I know this sounds basic, but the term gets thrown around too loosely. A control panel is not just the box the VFD sits in.
In VFD terms, the 'control panel' usually refers to the operator interface on the drive itself—the display and keypad. On an ABB VFD, that's the 'Assistant Control Panel' (for newer drives like the ACS580 and ACS880) or the 'Basic Control Panel' (for older models like the ACS550).
Why this distinction matters:
I've had clients call me saying, "My control panel is broken," when they mean the whole enclosure is fried. Or they say, "I need a new control panel," when they just need a $200 replacement keypad for an ACS550.

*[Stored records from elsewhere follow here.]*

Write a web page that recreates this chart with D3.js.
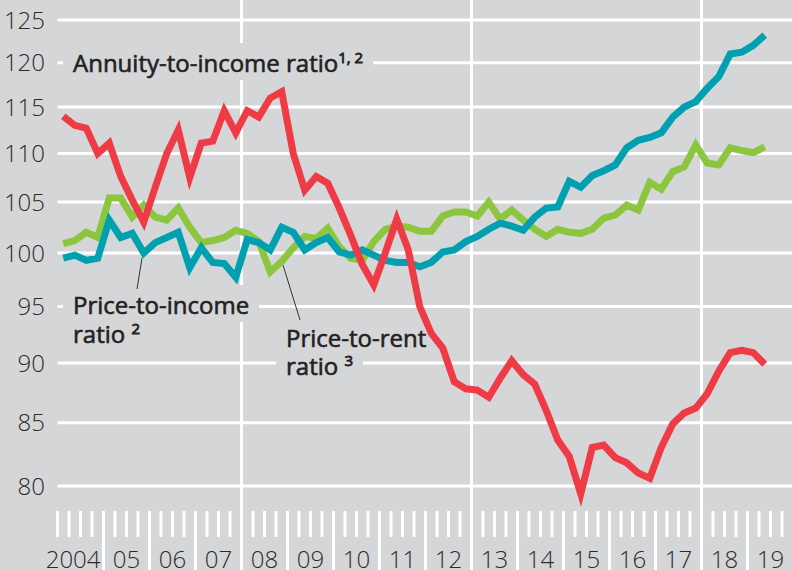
<!DOCTYPE html>
<html>
<head>
<meta charset="utf-8">
<script src="https://cdn.jsdelivr.net/npm/d3@7"></script>
<style>
    body { margin: 0; background: #d5d6d8; }
    svg { display: block; font-family: 'Open Sans', 'Noto Sans', sans-serif; }
</style>
</head>
<body>
<div class="chart"></div>
<script>
// quarterly series, first value is 2004 Q1
const firstYear = 2004
const yearLabels = ['2004', '05', '06', '07', '08', '09', '10', '11', '12',
    '13', '14', '15', '16', '17', '18', '19']
const yTicks = [80, 85, 90, 95, 100, 105, 110, 115, 120, 125]

const annuityToIncome = [114.0, 113.0, 112.7, 110.0, 111.1, 107.6, 105.2, 103.0,
    106.5, 110.0, 112.5, 107.5, 111.1, 111.3, 114.6, 112.2, 114.6, 113.9, 116.0, 116.7,
    110.0, 106.2, 107.6, 106.9, 104.4, 101.7, 98.9, 97.0, 100.0, 103.3, 100.3, 95.0,
    92.6, 91.3, 88.4, 87.8, 87.7, 87.1, 88.7, 90.2, 89.0, 88.2, 86.0, 83.6, 82.3, 79.4,
    83.0, 83.2, 82.2, 81.8, 81.0, 80.6, 83.0, 84.9, 85.8, 86.2, 87.4, 89.3, 90.9, 91.1,
    90.9, 89.9]

const priceToIncome = [99.5, 99.8, 99.3, 99.5, 103.2, 101.5, 101.9, 100.0, 101.0,
    101.5, 102.0, 98.6, 100.5, 99.1, 99.0, 97.7, 101.3, 101.0, 100.3, 102.5, 102.0,
    100.3, 101.0, 101.5, 100.1, 99.8, 100.3, 99.8, 99.3, 99.1, 99.1, 98.7, 99.1, 100.1,
    100.3, 101.1, 101.6, 102.3, 102.9, 102.6, 102.2, 103.5, 104.4, 104.5, 107.1, 106.5,
    107.7, 108.2, 108.8, 110.6, 111.4, 111.7, 112.2, 113.9, 115.0, 115.6, 117.1, 118.4,
    121.0, 121.2, 122.0, 123.2]

const priceToRent = [100.9, 101.2, 102.0, 101.5, 105.4, 105.4, 103.5, 104.7, 103.5,
    103.2, 104.4, 102.5, 101.0, 101.2, 101.5, 102.2, 101.9, 101.1, 98.2, 99.2, 100.5,
    101.6, 101.4, 102.4, 100.6, 99.5, 99.3, 101.1, 102.3, 102.6, 102.5, 102.1, 102.1,
    103.6, 104.0, 104.0, 103.6, 105.0, 103.3, 104.2, 103.2, 102.3, 101.6, 102.3, 102.0,
    101.9, 102.3, 103.4, 103.7, 104.7, 104.2, 107.0, 106.3, 108.1, 108.6, 110.9, 109.0,
    108.8, 110.6, 110.3, 110.1, 110.7]

const width = 792
const height = 570
const bg = '#d5d6d8'

const svg = d3.select('.chart')
    .append('svg')
        .attr('width', width)
        .attr('height', height)

svg.append('rect')
    .attr('width', width)
    .attr('height', height)
    .attr('fill', bg)

const x = d3.scaleLinear()
    .domain([firstYear, firstYear + 16])
    .range([57.5, 793.5])

const y = d3.scaleLog()
    .domain([80, 125])
    .range([486, 20])

const quarterX = (d, i) => x(firstYear + (i + 0.5) / 4)

//horizontal grid
svg.append('g')
    .selectAll('line')
    .data(yTicks)
    .enter()
    .append('line')
        .attr('x1', x(firstYear))
        .attr('x2', width)
        .attr('y1', (d) => y(d))
        .attr('y2', (d) => y(d))
        .style('stroke', 'white')
        .style('stroke-width', 3)

//five-year dividers
svg.append('g')
    .selectAll('line')
    .data([2008, 2013, 2018])
    .enter()
    .append('line')
        .attr('x1', (d) => x(d))
        .attr('x2', (d) => x(d))
        .attr('y1', 0)
        .attr('y2', height)
        .style('stroke', 'white')
        .style('stroke-width', 3)

//quarter ticks
const quarters = d3.range(0, yearLabels.length * 4).map((q) => firstYear + q / 4)
svg.append('g')
    .selectAll('line')
    .data(quarters)
    .enter()
    .append('line')
        .attr('x1', (d) => x(d))
        .attr('x2', (d) => x(d))
        .attr('y1', 511)
        .attr('y2', (d) => (Number.isInteger(d) && d > firstYear) ? height : 537)
        .style('stroke', 'white')
        .style('stroke-width', 3)

//y labels
svg.append('g')
    .selectAll('text')
    .data(yTicks)
    .enter()
    .append('text')
        .attr('x', 45)
        .attr('y', (d) => y(d))
        .attr('dy', '0.36em')
        .attr('text-anchor', 'end')
        .style('font-size', '24px')
        .style('font-weight', 300)
        .style('fill', '#2b2b2b')
        .text((d) => d)

//x labels
svg.append('g')
    .selectAll('text')
    .data(yearLabels)
    .enter()
    .append('text')
        .attr('x', (d, i) => i === 0 ? x(firstYear + 1) - 3 : x(firstYear + i + 0.5))
        .attr('y', 568)
        .attr('text-anchor', (d, i) => i === 0 ? 'end' : 'middle')
        .style('font-size', '24px')
        .style('font-weight', 300)
        .style('fill', '#2b2b2b')
        .text((d) => d)

//series labels, one text per label, a knocked-out box behind each line
const styleText = (t) => t
    .style('font-size', '24px')
    .style('fill', '#222')
    .style('stroke', '#222')
    .style('stroke-width', 0.6)

const addSup = (t, sup) => t.append('tspan')
    .attr('dy', -9)
    .style('font-size', '15px')
    .style('stroke-width', 0.8)
    .text(sup)

const addLabel = (lines, lx, ly, lineHeight) => {
    const g = svg.append('g')
    lines.forEach(([main, sup], i) => {
        const probe = styleText(g.append('text')
            .attr('x', lx)
            .attr('y', ly + i * lineHeight))
        probe.append('tspan').text(main)
        addSup(probe, sup)
        const b = probe.node().getBBox()
        probe.remove()
        g.append('rect')
            .attr('x', b.x - 10)
            .attr('y', b.y - 3)
            .attr('width', b.width + 20)
            .attr('height', b.height + 4)
            .attr('fill', bg)
    })
    const t = styleText(g.append('text'))
    lines.forEach(([main, sup], i) => {
        t.append('tspan')
            .attr('x', lx)
            .attr('y', ly + i * lineHeight)
            .text(main)
        addSup(t, sup)
    })
}

addLabel([['Annuity-to-income ratio', '1, 2']], 73, 72, 0)
addLabel([['Price-to-income', ''], ['ratio ', '2']], 73, 314, 29)
addLabel([['Price-to-rent', ''], ['ratio ', '3']], 286, 347, 28)

//leader lines
svg.append('g')
    .selectAll('line')
    .data([[142, 258, 137, 289], [283, 265, 300, 320]])
    .enter()
    .append('line')
        .attr('x1', (d) => d[0])
        .attr('y1', (d) => d[1])
        .attr('x2', (d) => d[2])
        .attr('y2', (d) => d[3])
        .style('stroke', '#333')
        .style('stroke-width', 1)

//series lines
const line = d3.line()
    .x(quarterX)
    .y((d) => y(d))

const series = [
    { values: priceToRent, color: '#8cc63f' },
    { values: priceToIncome, color: '#00a0b0' },
    { values: annuityToIncome, color: '#ee3b45' }
]

svg.append('g')
    .selectAll('path')
    .data(series)
    .enter()
    .append('path')
        .attr('d', (d) => line(d.values))
        .style('fill', 'none')
        .style('stroke', (d) => d.color)
        .style('stroke-width', 7)
        .style('stroke-linejoin', 'miter')
</script>
</body>
</html>
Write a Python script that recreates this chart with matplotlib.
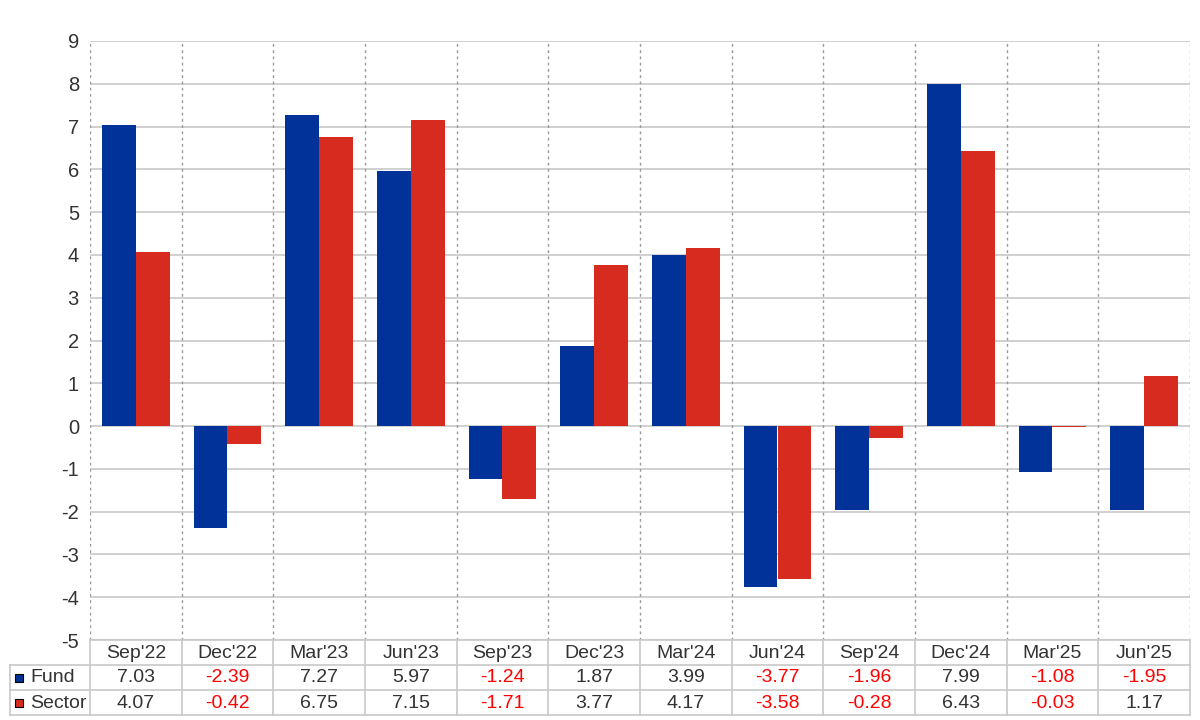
import matplotlib
matplotlib.use("Agg")
import matplotlib.pyplot as plt
from matplotlib.patches import Rectangle
import numpy as np

categories = ["Sep'22", "Dec'22", "Mar'23", "Jun'23", "Sep'23", "Dec'23",
              "Mar'24", "Jun'24", "Sep'24", "Dec'24", "Mar'25", "Jun'25"]
fund = [7.03, -2.39, 7.27, 5.97, -1.24, 1.87, 3.99, -3.77, -1.96, 7.99, -1.08, -1.95]
sector = [4.07, -0.42, 6.75, 7.15, -1.71, 3.77, 4.17, -3.58, -0.28, 6.43, -0.03, 1.17]
series_names = ["Fund", "Sector"]
yticks = list(range(-5, 10))

BLUE = "#003299"
RED = "#d82b1f"
GRID = "#c8c8c8"
TXT = "#333333"

plt.rcParams['font.family'] = ['Liberation Sans', 'DejaVu Sans']

W, H = 1200, 720
fig = plt.figure(figsize=(12, 7.2), dpi=100)
L, R, T, B = 90, 1190, 41, 640
ax = fig.add_axes([L / W, 1 - B / H, (R - L) / W, (B - T) / H])

n = len(categories)
x = np.arange(n)
bw = 0.37
ax.bar(x - bw / 2, fund, width=bw, color=BLUE, zorder=3)
ax.bar(x + bw / 2, sector, width=bw, color=RED, zorder=3)

ax.set_xlim(-0.5, n - 0.5)
ax.set_ylim(-5, 9)
ax.set_yticks(yticks)
ax.set_yticklabels([str(v) for v in yticks], fontsize=14.5, color=TXT)
ax.tick_params(axis='y', length=0, pad=8)
ax.set_xticks([])
for s in ax.spines.values():
    s.set_visible(False)
for v in yticks:
    ax.axhline(v, color=GRID, lw=1.2, zorder=1)
for b in np.arange(-0.5, n, 1.0):
    ax.axvline(b, color="#999999", lw=1, ls=(0, (2, 2.5)), zorder=2)

# table below
def px_y(yp):
    return 1 - yp / H

def px_x(xp):
    return xp / W

cw = (R - L) / n
rows = [(640, 665), (665, 690), (690, 715)]
tl = 10
kw = dict(color=GRID, lw=1.2, transform=fig.transFigure)
fig.add_artist(plt.Line2D([px_x(L), px_x(R)], [px_y(640), px_y(640)], **kw))
for yy in (665, 690, 715):
    fig.add_artist(plt.Line2D([px_x(tl), px_x(R)], [px_y(yy), px_y(yy)], **kw))
for i in range(n + 1):
    xx = L + i * cw
    fig.add_artist(plt.Line2D([px_x(xx), px_x(xx)], [px_y(640), px_y(715)], **kw))
fig.add_artist(plt.Line2D([px_x(tl), px_x(tl)], [px_y(665), px_y(715)], **kw))

FS = 14
for i, c in enumerate(categories):
    cx = L + (i + 0.5) * cw
    fig.text(px_x(cx), px_y(653), c, ha='center', va='center', fontsize=FS, color=TXT)
    for (vals, (y0, y1)) in ((fund, rows[1]), (sector, rows[2])):
        v = vals[i]
        fig.text(px_x(cx), px_y((y0 + y1) / 2 + 0.5), f"{v:.2f}", ha='center', va='center',
                 fontsize=FS, color=("#ff0000" if v < 0 else TXT))

for name, col, (y0, y1) in ((series_names[0], BLUE, rows[1]), (series_names[1], RED, rows[2])):
    yc = (y0 + y1) / 2
    fig.add_artist(Rectangle((px_x(15), px_y(yc + 4)), 8 / W, 8 / H, facecolor=col,
                             edgecolor='black', lw=0.8, transform=fig.transFigure))
    fig.text(px_x(30), px_y(yc + 0.5), name, ha='left', va='center', fontsize=FS, color=TXT)

fig.savefig("out.png", dpi=100)
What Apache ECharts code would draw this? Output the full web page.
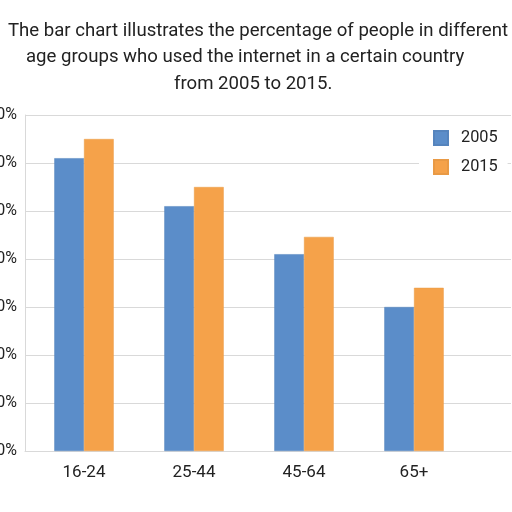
<!DOCTYPE html>
<html lang="en">
<head>
	<meta charset="utf-8" />
	<title>Internet use by age group</title>
	<style type="text/css">
		html,body{margin:0;padding:0;background:#fff;}
		#main{width:512px;height:512px;}
	</style>
</head>
<body>
	<div id="main"></div>
<script src="https://cdn.jsdelivr.net/npm/echarts@6/dist/echarts.min.js"></script>
<script>
	// 数据
	var categories = ['16-24', '25-44', '45-64', '65+'];
	var seriesNames = ['2005', '2015'];
	var values2005 = [61, 51, 41, 30];
	var values2015 = [65, 55, 44.6, 34];
	var yTicks = {min: 0, max: 70, interval: 10};

	var titleLines = [
		'The bar chart illustrates the percentage of people in different',
		'age groups who used the internet in a certain country',
		'from 2005 to 2015.'
	];

	var font = 'Roboto, "Noto Sans", sans-serif';
	var lineColor = '#d9d9d9';
	var titleStyle = {fontSize: 18.6, fontWeight: 'normal', color: '#222', fontFamily: font};

	var chart = echarts.init(document.getElementById('main'));
	chart.setOption({
		backgroundColor: '#fff',
		textStyle: {fontFamily: font},
		title: [
			{text: titleLines[0], left: 8, top: 22, padding: 0, textStyle: titleStyle},
			{text: titleLines[1], left: 26, top: 48, padding: 0, textStyle: titleStyle},
			{text: titleLines[2], left: 174, top: 75, padding: 0, textStyle: titleStyle}
		],
		legend: {
			data: seriesNames,
			orient: 'vertical',
			left: 419,
			top: 124,
			icon: 'rect',
			itemWidth: 14,
			itemHeight: 14,
			itemGap: 13,
			padding: [6, 10, 6, 14],
			backgroundColor: '#fff',
			textStyle: {fontSize: 16.3, color: '#222', fontFamily: font, padding: [0, 0, 0, 8]}
		},
		// grid 0 放柱子，grid 1 只画网格线和坐标轴
		grid: [
			{left: 29, right: 43, top: 115, bottom: 61, outerBoundsMode: 'none'},
			{left: 25, right: 1, top: 115, bottom: 61, outerBoundsMode: 'none'}
		],
		xAxis: [
			{
				type: 'category',
				gridIndex: 0,
				data: categories,
				axisLine: {show: false},
				axisTick: {show: false},
				axisLabel: {fontSize: 17, color: '#222', margin: 13, fontFamily: font}
			},
			{
				type: 'value',
				gridIndex: 1,
				axisLine: {show: true, lineStyle: {color: lineColor, width: 1}},
				axisTick: {show: false},
				axisLabel: {show: false},
				splitLine: {show: false}
			}
		],
		yAxis: [
			{
				type: 'value',
				gridIndex: 0,
				min: yTicks.min, max: yTicks.max, interval: yTicks.interval,
				axisLine: {show: false},
				axisTick: {show: false},
				axisLabel: {show: false},
				splitLine: {show: false}
			},
			{
				type: 'value',
				gridIndex: 1,
				min: yTicks.min, max: yTicks.max, interval: yTicks.interval,
				axisLine: {show: true, lineStyle: {color: lineColor, width: 1}},
				axisTick: {show: false},
				axisLabel: {formatter: '{value}%', fontSize: 16, color: '#222', margin: 8, fontFamily: font},
				splitLine: {show: true, lineStyle: {color: lineColor, width: 1}}
			}
		],
		series: [
			{
				name: seriesNames[0],
				type: 'bar',
				xAxisIndex: 0, yAxisIndex: 0,
				data: values2005,
				barGap: '0%',
				barCategoryGap: '46%',
				itemStyle: {color: '#5b8dc9', borderColor: '#5584bd', borderWidth: 0.5}
			},
			{
				name: seriesNames[1],
				type: 'bar',
				xAxisIndex: 0, yAxisIndex: 0,
				data: values2015,
				itemStyle: {color: '#f5a24a', borderColor: '#e99a45', borderWidth: 0.5}
			}
		]
	});
</script>
</body>
</html>
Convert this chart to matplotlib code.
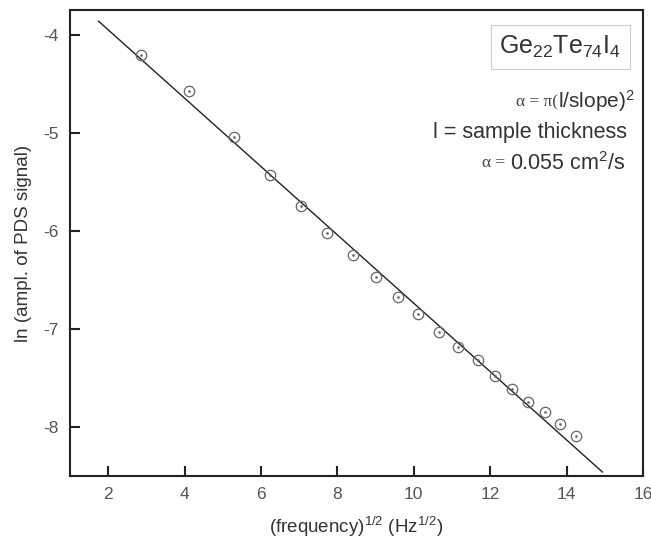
import matplotlib

matplotlib.use("Agg")
import matplotlib.pyplot as plt

# sqrt(frequency) and ln of the PDS amplitude
sqrt_freq = [2.85, 4.12, 5.29, 6.24, 7.05, 7.74, 8.41, 9.00, 9.59, 10.12,
             10.66, 11.17, 11.67, 12.13, 12.58, 13.00, 13.44, 13.83, 14.24]
ln_amp = [-4.20, -4.57, -5.04, -5.43, -5.74, -6.02, -6.24, -6.47, -6.67, -6.85,
          -7.03, -7.18, -7.32, -7.48, -7.61, -7.74, -7.85, -7.97, -8.09]

# end points of the straight-line fit
fit_x = [1.75, 14.94]
fit_y = [-3.86, -8.46]

x_ticks = [2, 4, 6, 8, 10, 12, 14, 16]
y_ticks = [-4, -5, -6, -7, -8]

plt.rcParams["font.family"] = ["Liberation Sans", "DejaVu Sans"]
plt.rcParams["axes.unicode_minus"] = False
plt.rcParams["mathtext.fontset"] = "custom"
plt.rcParams["mathtext.rm"] = "Liberation Sans"
plt.rcParams["mathtext.it"] = "Liberation Sans:italic"

TEXT = "#333333"
TICK = "#555555"

fig = plt.figure(figsize=(6.51, 5.47), dpi=100)
ax = fig.add_axes([0.1075, 0.1298, 0.8802, 0.8519])

ax.plot(fit_x, fit_y, color="#222222", lw=1.0, zorder=2)
ax.plot(sqrt_freq, ln_amp, "o", ms=7.5, mfc="none", mec="#666666", mew=0.9, zorder=3)
ax.plot(sqrt_freq, ln_amp, ".", ms=1.8, color="#666666", zorder=3)

ax.set_xlim(1, 16)
ax.set_ylim(-8.5, -3.745)
ax.set_xticks(x_ticks)
ax.set_yticks(y_ticks)
ax.tick_params(direction="in", length=7, width=1.5, labelsize=12.5, labelcolor=TICK,
               color="#222222", pad=8)
for s in ax.spines.values():
    s.set_linewidth(1.5)
    s.set_color("#222222")

ax.set_xlabel(r"(frequency)$^{\mathit{1/2}}$ (Hz$^{\mathit{1/2}}$)", fontsize=13.5,
              color=TEXT, labelpad=9)
ax.set_ylabel("ln (ampl. of PDS signal)", fontsize=13.5, color=TEXT, labelpad=8)

# sample name in a light box
ax.text(0.962, 0.948, r"Ge$_{22}$Te$_{74}$I$_{4}$", transform=ax.transAxes,
        ha="right", va="top", fontsize=18, color=TEXT,
        bbox=dict(boxstyle="square,pad=0.35", fc="white", ec="#cccccc", lw=0.8))

# formula lines, the alpha parts in a serif face like the original
t1 = ax.text(0.986, 0.79, "l/slope)$^2$", transform=ax.transAxes, ha="right",
             va="baseline", fontsize=15, color=TEXT)
ax.annotate("α = π(", xy=(0, 0), xycoords=t1, xytext=(0, 2.6),
            textcoords="offset points", ha="right", va="bottom",
            fontsize=12.5, family="Liberation Serif", color="#444444")
ax.text(0.972, 0.725, "l = sample thickness", transform=ax.transAxes, ha="right",
        va="baseline", fontsize=15.5, color=TEXT)
t3 = ax.text(0.969, 0.657, "0.055 cm$^2$/s", transform=ax.transAxes, ha="right",
             va="baseline", fontsize=15.5, color=TEXT)
ax.annotate("α = ", xy=(0, 0), xycoords=t3, xytext=(0, 2.6),
            textcoords="offset points", ha="right", va="bottom",
            fontsize=12.5, family="Liberation Serif", color="#444444")

fig.savefig("out.png", dpi=100)
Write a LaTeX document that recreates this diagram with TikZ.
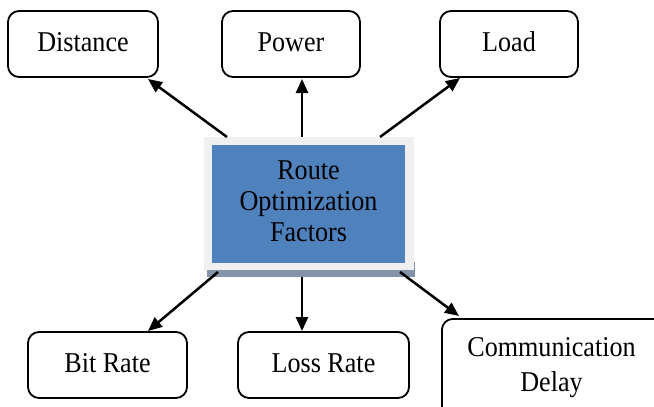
\documentclass[tikz,border=0pt]{standalone}
\usepackage{fontspec}
\setmainfont{Liberation Serif}[FakeStretch=0.91]
\usetikzlibrary{arrows.meta}
\begin{document}
\begin{tikzpicture}[x=1pt,y=-1pt,
  factor/.style={draw=black,line width=1.8pt,rounded corners=11pt,fill=white,
    align=center,inner sep=0pt,text height=20.5pt,text depth=5.5pt,
    font=\fontsize{28.7}{31}\selectfont},
  link/.style={line width=2.5pt,-{Triangle[length=14pt,width=12pt]}}]
\useasboundingbox (0,0) rectangle (654,407);
% central box
\fill[fill={rgb,255:red,132;green,147;blue,170}] (207,262) rectangle (415,277);
\fill[fill={rgb,255:red,240;green,240;blue,240}] (204,137) rectangle (414,270);
\node[fill={rgb,255:red,79;green,129;blue,189},minimum width=193pt,minimum height=118pt,
  inner sep=0pt] (c) at (308.5,204) {};
\node[align=center,inner sep=0pt,font=\fontsize{28.7}{31}\selectfont] (ct) at (308.5,201.5) {Route\\Optimization\\Factors};
% outer boxes
\node[factor,minimum width=150pt,minimum height=66pt] (dist) at (83,44) {Distance};
\node[factor,minimum width=138pt,minimum height=66pt] (pow) at (291,44) {Power};
\node[factor,minimum width=138pt,minimum height=66pt] (load) at (509,44) {Load};
\node[factor,minimum width=159pt,minimum height=66pt] (bit) at (107.5,365) {Bit Rate};
\node[factor,minimum width=171pt,minimum height=66pt] (loss) at (323.5,365) {Loss Rate};
\node[draw=black,line width=1.8pt,rounded corners=11pt,fill=white,minimum width=222pt,minimum height=110pt,anchor=north west] (comm) at (441,318) {};
\node[font=\fontsize{28.7}{35}\selectfont,align=center,inner sep=0pt] (commt) at (551.5,368) {Communication\\Delay};
% connectors
\coordinate (s1) at (227,137);
\coordinate (s2) at (302,137);
\coordinate (s3) at (380,137);
\coordinate (s4) at (218,272);
\coordinate (s5) at (302,277);
\coordinate (s6) at (400,272);
\coordinate (t1) at (148,79);
\coordinate (t2) at (302,79);
\coordinate (t3) at (460,78);
\coordinate (t4) at (148,331);
\coordinate (t5) at (302,331);
\coordinate (t6) at (459,316);
\draw[link] (s1) -- (t1);
\draw[link] (s2) -- (t2);
\draw[link] (s3) -- (t3);
\draw[link] (s4) -- (t4);
\draw[link] (s5) -- (t5);
\draw[link] (s6) -- (t6);
\end{tikzpicture}
\end{document}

Here's the rough cost breakdown (based on quotes from our ABB distributor, Jan 2025; verify current pricing):
- ABB ACS580 Assistant Control Panel: ~$250–$400
- ABB ACS550 Control Panel (basic): ~$150–$250
- ABB ACS880 Primary Control Panel (full-feature): ~$600–$900
- Full enclosure replacement for a small VFD panel: $1,500–$4,000 (depending on components)
If the display is dead but the drive still runs, try replacing the control panel cable first. It's a $50 fix. I've seen two cases where the panel itself was fine, but the connector on the ribbon cable had a broken pin.